Dataset -
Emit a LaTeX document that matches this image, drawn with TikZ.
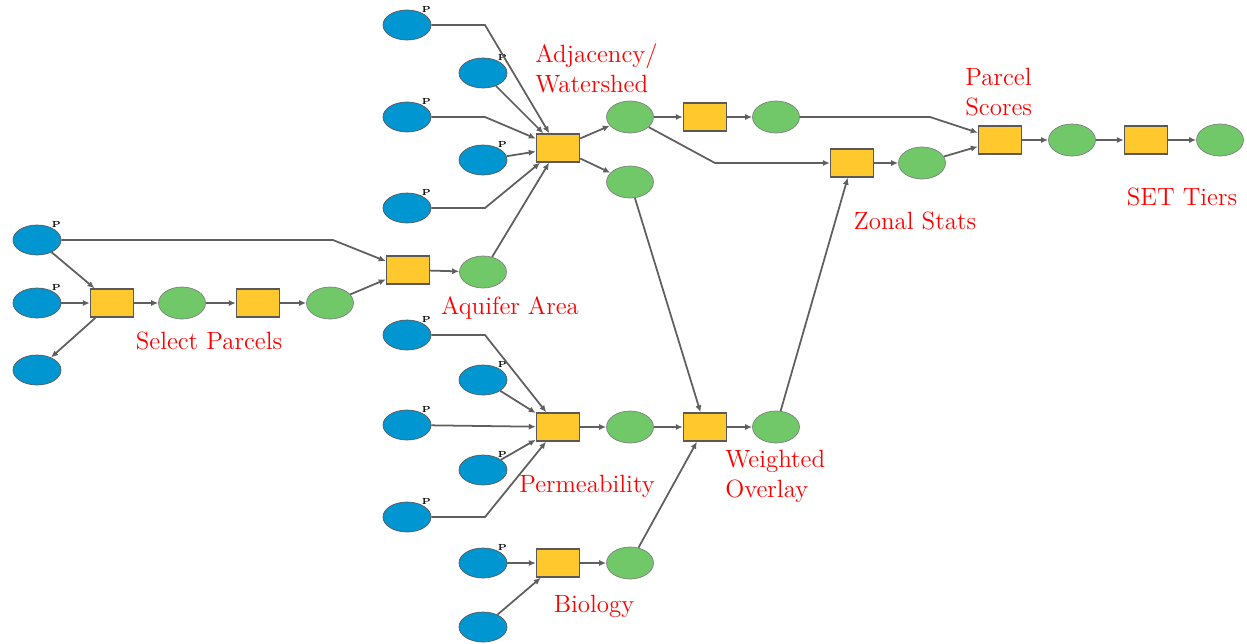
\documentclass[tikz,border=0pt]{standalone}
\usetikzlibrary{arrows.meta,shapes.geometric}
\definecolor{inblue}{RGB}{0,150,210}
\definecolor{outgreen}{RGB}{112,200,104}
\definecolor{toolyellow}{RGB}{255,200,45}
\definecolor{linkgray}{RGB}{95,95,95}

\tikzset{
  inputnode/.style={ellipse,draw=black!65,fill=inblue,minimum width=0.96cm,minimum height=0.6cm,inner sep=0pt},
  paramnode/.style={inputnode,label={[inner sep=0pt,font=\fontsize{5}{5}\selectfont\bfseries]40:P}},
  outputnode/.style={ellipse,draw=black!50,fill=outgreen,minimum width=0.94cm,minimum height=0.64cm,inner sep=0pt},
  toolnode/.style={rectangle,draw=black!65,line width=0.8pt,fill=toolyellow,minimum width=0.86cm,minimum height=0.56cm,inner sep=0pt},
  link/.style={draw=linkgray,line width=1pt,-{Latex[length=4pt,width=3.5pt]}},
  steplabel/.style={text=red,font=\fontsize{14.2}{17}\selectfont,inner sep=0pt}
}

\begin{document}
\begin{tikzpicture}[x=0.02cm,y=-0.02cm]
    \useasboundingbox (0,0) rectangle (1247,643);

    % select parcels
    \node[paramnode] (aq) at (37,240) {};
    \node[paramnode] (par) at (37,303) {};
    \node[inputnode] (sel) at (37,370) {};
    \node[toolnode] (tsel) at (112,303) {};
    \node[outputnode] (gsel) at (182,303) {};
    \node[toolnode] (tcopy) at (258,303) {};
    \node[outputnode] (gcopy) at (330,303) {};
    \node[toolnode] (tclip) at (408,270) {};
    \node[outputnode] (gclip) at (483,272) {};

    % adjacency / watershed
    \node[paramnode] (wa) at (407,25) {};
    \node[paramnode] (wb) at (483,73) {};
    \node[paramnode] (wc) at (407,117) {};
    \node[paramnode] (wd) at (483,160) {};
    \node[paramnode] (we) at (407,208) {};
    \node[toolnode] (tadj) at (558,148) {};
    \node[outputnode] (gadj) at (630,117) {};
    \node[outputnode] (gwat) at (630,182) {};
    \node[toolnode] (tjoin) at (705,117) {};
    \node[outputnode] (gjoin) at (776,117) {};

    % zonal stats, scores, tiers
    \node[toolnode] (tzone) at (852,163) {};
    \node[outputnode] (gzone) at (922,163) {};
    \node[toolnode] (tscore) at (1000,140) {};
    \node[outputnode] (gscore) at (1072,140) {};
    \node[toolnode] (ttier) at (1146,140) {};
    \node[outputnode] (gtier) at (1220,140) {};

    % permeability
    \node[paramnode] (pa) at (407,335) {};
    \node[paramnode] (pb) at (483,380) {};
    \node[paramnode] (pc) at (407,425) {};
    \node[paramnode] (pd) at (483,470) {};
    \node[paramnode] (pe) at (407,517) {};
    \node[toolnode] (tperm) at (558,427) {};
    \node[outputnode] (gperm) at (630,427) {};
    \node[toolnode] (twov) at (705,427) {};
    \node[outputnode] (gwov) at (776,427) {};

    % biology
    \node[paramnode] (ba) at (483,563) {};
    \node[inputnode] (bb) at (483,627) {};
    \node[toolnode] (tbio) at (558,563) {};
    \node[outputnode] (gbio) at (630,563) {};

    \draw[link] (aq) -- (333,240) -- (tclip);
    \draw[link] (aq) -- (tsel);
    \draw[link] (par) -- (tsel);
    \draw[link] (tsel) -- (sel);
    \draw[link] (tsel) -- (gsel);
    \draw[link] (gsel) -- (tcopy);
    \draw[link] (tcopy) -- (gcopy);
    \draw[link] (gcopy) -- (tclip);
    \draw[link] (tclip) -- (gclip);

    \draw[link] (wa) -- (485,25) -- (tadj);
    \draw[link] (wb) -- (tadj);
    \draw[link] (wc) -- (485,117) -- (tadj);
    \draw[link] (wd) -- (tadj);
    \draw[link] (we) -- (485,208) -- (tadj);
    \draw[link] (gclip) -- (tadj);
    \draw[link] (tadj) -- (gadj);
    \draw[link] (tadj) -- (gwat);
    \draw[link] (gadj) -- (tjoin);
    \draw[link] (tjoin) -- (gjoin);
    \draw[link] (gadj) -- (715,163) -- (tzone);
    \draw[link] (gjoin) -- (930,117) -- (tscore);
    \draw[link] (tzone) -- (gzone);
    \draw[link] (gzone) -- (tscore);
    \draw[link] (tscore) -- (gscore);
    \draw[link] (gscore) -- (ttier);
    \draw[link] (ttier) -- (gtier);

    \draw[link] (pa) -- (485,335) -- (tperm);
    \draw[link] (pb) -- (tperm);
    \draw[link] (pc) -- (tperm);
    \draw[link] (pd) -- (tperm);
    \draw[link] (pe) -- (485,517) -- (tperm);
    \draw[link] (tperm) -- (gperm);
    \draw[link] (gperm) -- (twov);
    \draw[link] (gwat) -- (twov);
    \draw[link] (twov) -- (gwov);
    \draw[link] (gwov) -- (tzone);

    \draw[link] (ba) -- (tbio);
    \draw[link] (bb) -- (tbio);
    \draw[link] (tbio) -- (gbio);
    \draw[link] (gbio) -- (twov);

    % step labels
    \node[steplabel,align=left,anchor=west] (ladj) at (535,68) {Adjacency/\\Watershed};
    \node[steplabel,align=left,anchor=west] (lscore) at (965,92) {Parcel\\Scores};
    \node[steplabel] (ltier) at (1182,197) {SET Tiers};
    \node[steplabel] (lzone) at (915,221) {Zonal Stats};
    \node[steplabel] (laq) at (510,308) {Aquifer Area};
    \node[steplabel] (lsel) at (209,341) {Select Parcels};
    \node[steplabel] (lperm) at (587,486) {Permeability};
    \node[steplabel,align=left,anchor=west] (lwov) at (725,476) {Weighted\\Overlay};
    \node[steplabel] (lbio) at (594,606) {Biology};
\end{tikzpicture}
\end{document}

...

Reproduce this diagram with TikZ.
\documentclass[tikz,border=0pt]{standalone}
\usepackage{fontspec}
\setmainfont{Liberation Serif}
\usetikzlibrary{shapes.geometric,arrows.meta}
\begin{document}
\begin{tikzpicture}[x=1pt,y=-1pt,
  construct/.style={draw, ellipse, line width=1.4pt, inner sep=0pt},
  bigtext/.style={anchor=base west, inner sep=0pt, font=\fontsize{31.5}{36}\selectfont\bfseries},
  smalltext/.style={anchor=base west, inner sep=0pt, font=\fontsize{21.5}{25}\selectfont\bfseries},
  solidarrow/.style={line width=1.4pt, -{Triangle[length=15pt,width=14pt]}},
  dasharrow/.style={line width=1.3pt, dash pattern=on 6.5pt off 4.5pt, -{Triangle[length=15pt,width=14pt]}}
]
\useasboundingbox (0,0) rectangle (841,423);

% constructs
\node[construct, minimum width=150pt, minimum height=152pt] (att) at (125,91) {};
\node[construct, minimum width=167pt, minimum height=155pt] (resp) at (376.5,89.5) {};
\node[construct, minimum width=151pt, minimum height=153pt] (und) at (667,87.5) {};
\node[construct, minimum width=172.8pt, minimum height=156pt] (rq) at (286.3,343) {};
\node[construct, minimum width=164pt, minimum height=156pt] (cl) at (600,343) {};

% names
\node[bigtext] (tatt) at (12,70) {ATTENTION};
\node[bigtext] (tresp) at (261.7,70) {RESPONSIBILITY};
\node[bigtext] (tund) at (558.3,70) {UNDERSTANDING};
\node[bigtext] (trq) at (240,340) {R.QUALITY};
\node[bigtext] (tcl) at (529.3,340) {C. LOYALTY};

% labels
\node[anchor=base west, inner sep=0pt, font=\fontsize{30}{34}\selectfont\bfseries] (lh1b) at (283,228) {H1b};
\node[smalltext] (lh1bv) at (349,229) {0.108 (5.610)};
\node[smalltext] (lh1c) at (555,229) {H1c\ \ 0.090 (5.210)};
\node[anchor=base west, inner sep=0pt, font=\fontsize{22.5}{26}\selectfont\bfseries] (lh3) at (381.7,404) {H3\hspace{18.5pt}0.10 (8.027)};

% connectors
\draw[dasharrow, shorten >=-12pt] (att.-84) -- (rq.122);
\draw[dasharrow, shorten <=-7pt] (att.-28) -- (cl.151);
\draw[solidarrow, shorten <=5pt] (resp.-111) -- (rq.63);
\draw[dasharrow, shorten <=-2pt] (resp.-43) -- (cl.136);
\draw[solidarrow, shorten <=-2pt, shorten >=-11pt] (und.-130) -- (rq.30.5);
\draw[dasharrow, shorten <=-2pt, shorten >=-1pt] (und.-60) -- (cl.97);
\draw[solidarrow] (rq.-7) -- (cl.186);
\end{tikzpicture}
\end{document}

Required work - Copy each line of the listing in which the word "this" can be found.

Expected answer -
Emit a LaTeX document that matches this image, drawn with TikZ.
Reproduce this diagram with TikZ.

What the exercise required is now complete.